WRITTEN TASK — Omit pictures and quote the listing below line by line, from its start through the line that holds "plt.rcParams['font.family'] = ['Inter', 'DejaVu".

▶

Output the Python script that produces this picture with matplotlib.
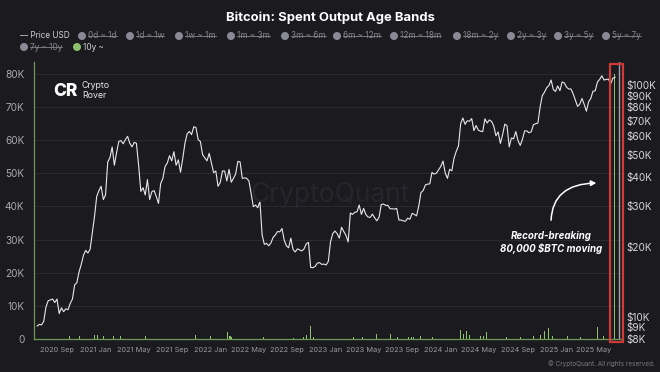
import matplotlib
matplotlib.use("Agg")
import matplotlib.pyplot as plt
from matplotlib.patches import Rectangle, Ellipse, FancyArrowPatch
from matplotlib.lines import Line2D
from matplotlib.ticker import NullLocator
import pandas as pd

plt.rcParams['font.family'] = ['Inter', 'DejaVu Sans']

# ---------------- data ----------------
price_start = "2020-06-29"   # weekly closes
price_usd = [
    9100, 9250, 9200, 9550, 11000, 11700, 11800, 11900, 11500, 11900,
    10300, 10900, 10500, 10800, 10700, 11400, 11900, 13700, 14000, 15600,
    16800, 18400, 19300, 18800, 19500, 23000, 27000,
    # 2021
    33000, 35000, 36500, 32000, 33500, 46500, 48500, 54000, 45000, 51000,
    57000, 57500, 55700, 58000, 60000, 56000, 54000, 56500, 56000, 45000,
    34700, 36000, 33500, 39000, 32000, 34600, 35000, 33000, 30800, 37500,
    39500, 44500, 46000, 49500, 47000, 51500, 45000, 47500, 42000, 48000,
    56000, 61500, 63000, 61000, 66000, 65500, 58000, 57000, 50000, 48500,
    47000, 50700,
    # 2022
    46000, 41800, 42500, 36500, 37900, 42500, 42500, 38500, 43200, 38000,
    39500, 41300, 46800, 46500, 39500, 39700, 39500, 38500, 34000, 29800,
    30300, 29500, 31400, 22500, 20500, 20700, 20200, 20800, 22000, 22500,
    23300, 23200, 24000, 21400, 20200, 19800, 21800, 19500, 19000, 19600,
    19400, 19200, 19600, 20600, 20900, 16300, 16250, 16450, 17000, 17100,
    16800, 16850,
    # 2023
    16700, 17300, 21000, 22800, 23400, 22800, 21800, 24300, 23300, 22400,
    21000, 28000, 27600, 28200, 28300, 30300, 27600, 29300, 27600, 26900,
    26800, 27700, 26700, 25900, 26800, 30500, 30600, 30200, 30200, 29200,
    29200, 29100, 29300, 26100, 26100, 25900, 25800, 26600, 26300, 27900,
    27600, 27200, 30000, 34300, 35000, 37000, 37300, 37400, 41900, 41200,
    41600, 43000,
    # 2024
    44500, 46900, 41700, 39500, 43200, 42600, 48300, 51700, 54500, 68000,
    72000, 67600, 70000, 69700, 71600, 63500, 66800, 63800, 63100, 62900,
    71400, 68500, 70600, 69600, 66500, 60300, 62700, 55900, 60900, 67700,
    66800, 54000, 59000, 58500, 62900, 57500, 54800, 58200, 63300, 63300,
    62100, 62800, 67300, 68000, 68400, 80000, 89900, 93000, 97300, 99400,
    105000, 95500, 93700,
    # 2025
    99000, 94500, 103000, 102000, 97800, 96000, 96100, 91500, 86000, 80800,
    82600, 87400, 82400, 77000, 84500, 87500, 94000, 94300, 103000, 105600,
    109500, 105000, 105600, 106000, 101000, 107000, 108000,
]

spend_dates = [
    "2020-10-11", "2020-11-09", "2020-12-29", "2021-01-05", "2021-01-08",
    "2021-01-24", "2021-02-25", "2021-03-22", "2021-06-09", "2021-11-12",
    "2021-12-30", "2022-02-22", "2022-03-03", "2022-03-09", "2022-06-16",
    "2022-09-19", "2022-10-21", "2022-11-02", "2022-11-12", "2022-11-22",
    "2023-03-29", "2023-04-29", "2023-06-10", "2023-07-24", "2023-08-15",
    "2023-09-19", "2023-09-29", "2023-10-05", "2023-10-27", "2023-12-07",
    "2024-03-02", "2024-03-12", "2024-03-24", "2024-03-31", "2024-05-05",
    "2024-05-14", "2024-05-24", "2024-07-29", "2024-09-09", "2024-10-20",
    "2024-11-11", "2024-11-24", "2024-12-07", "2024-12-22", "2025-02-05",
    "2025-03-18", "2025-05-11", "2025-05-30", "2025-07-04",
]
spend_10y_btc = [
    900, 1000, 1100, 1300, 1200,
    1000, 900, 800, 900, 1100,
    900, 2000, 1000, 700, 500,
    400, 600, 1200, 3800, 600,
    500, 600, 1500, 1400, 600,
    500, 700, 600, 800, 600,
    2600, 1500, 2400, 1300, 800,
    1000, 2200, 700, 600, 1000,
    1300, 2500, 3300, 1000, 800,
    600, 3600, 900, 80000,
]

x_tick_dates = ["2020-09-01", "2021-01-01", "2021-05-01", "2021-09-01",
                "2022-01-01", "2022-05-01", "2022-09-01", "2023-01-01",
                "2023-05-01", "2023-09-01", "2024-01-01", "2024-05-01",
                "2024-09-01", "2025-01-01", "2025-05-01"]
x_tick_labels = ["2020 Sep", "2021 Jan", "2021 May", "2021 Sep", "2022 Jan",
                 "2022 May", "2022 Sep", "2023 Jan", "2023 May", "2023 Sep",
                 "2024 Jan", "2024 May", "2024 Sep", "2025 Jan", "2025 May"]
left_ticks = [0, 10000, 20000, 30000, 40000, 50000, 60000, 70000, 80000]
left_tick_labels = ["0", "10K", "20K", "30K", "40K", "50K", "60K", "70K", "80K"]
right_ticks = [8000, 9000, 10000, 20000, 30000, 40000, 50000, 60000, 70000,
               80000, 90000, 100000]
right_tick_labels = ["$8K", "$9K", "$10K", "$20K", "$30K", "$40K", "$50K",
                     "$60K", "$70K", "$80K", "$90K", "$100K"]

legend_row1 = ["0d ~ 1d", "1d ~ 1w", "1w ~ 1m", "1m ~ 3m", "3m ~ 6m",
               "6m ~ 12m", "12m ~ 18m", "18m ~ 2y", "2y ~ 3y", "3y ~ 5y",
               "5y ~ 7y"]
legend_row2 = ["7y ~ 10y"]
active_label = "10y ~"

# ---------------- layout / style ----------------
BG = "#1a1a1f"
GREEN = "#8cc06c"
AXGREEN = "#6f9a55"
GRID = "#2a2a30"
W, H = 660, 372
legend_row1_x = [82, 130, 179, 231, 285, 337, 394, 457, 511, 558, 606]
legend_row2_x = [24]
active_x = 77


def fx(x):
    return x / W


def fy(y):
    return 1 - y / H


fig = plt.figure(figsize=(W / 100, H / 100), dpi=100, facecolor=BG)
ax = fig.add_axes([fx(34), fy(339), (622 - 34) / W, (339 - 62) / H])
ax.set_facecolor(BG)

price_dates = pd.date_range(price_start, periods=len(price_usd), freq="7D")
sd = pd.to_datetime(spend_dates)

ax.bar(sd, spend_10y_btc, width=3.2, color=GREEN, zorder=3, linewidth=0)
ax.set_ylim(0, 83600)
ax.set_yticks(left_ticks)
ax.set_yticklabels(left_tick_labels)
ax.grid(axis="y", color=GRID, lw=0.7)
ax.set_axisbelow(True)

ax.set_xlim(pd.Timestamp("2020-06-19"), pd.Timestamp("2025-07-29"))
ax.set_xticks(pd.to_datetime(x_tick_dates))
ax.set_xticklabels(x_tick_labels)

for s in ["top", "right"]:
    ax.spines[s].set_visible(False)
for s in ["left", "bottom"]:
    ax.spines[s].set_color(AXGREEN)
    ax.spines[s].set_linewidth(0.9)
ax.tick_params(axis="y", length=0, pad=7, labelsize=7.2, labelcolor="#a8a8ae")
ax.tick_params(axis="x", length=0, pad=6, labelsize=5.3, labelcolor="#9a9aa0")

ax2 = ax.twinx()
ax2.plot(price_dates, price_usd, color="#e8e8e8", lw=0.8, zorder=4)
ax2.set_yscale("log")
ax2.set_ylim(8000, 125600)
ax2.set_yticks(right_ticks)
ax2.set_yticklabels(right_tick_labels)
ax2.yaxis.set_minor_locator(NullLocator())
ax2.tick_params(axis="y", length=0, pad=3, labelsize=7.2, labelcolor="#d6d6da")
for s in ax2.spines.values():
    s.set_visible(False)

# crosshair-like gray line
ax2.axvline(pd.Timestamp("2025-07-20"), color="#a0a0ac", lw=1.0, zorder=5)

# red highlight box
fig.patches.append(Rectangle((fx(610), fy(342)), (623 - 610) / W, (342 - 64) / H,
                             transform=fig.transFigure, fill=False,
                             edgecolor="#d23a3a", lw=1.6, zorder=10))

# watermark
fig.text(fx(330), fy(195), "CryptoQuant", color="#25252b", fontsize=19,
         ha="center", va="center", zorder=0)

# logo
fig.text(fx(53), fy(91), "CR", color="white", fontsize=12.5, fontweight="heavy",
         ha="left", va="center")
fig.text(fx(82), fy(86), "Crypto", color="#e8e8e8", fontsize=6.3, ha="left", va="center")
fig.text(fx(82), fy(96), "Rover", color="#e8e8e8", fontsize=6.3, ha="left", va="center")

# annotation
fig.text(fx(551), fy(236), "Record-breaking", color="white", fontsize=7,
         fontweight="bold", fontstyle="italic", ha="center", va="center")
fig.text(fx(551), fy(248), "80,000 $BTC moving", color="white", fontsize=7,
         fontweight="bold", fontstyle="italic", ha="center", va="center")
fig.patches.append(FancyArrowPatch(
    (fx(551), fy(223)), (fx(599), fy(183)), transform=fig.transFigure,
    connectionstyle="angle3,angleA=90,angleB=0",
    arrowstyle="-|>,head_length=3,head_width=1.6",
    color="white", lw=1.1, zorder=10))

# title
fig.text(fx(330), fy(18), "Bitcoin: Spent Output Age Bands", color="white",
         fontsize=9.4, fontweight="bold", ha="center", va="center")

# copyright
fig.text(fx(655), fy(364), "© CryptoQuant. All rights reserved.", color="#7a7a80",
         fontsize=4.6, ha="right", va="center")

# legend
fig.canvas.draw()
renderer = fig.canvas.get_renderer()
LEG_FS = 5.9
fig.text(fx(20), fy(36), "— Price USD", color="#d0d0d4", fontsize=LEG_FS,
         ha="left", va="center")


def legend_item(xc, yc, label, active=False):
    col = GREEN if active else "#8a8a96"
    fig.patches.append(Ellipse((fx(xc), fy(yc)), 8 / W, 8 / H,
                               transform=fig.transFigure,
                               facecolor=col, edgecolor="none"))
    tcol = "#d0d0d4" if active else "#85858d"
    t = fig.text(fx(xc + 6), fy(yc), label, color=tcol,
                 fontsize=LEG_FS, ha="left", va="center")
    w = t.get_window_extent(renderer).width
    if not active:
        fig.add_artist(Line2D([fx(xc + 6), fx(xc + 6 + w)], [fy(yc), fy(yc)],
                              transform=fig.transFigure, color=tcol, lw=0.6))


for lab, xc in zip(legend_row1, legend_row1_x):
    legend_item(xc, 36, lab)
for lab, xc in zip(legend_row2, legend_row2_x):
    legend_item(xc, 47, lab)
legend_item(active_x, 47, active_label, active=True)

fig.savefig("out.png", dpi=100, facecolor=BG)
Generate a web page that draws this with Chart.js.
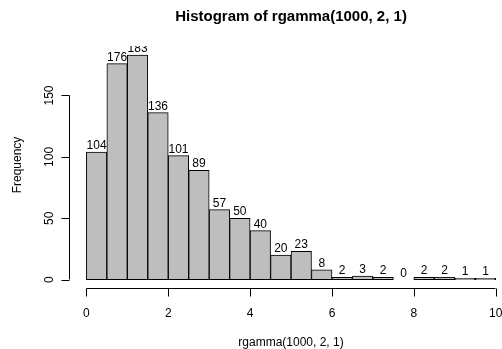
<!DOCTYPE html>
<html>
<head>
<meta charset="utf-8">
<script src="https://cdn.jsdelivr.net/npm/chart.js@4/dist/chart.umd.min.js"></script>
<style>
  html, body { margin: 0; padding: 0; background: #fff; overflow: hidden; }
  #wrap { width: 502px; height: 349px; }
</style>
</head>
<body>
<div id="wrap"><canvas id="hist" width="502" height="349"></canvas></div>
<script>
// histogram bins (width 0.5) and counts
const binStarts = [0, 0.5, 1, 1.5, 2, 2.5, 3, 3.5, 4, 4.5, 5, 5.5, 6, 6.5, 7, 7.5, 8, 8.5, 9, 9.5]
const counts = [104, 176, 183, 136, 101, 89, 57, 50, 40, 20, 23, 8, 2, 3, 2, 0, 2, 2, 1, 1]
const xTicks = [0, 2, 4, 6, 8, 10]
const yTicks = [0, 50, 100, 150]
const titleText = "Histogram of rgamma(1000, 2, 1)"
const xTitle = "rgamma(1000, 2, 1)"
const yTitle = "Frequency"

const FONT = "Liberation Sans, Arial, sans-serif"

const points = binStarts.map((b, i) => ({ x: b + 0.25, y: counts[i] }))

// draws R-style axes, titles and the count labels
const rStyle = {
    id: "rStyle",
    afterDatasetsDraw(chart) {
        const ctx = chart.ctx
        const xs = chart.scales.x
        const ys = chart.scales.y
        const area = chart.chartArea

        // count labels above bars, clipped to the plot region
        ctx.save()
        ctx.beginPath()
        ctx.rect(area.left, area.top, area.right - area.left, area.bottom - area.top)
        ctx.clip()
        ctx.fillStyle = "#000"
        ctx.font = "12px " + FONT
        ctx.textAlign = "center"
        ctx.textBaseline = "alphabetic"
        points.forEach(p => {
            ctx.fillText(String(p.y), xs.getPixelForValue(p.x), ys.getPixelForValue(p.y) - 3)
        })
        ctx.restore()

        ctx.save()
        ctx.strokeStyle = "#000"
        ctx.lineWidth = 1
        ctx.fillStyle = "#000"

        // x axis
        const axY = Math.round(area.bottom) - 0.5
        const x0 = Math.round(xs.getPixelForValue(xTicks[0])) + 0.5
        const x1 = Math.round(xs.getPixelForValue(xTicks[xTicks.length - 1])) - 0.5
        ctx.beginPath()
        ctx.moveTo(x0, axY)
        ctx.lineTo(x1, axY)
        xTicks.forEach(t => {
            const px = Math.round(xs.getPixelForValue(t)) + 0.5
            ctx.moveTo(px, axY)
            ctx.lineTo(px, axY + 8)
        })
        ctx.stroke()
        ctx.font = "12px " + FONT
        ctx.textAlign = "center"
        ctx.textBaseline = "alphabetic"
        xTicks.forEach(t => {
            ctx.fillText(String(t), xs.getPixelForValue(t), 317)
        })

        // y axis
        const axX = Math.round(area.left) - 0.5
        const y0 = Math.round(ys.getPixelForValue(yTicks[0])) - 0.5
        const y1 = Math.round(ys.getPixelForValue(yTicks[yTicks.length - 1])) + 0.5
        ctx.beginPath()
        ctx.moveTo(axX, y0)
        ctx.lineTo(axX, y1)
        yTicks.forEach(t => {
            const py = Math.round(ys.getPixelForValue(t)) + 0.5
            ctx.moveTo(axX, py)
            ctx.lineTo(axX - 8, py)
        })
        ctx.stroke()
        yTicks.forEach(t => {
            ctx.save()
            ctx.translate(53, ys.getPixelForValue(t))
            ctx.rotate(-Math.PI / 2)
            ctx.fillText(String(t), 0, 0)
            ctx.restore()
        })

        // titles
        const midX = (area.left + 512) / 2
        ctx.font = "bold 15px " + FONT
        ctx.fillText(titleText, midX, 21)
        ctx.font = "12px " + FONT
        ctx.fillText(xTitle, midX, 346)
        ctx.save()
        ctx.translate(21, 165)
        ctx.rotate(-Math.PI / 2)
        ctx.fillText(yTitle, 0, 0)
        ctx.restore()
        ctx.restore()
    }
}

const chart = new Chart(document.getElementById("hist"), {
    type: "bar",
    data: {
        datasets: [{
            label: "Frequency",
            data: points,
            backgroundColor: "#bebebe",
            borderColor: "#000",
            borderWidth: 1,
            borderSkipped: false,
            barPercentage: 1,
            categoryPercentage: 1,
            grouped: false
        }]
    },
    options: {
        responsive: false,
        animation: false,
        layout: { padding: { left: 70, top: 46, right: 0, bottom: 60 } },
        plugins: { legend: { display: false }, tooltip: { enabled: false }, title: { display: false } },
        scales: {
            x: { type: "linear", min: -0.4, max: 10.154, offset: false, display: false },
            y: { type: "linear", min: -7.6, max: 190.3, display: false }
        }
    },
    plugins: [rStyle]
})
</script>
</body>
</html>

◀

RESPONSE —
Output the Python script that produces this picture with matplotlib.
import matplotlib
matplotlib.use("Agg")
import matplotlib.pyplot as plt
from matplotlib.patches import Rectangle, Ellipse, FancyArrowPatch
from matplotlib.lines import Line2D
from matplotlib.ticker import NullLocator
import pandas as pd

plt.rcParams['font.family'] = ['Inter', 'DejaVu Sans']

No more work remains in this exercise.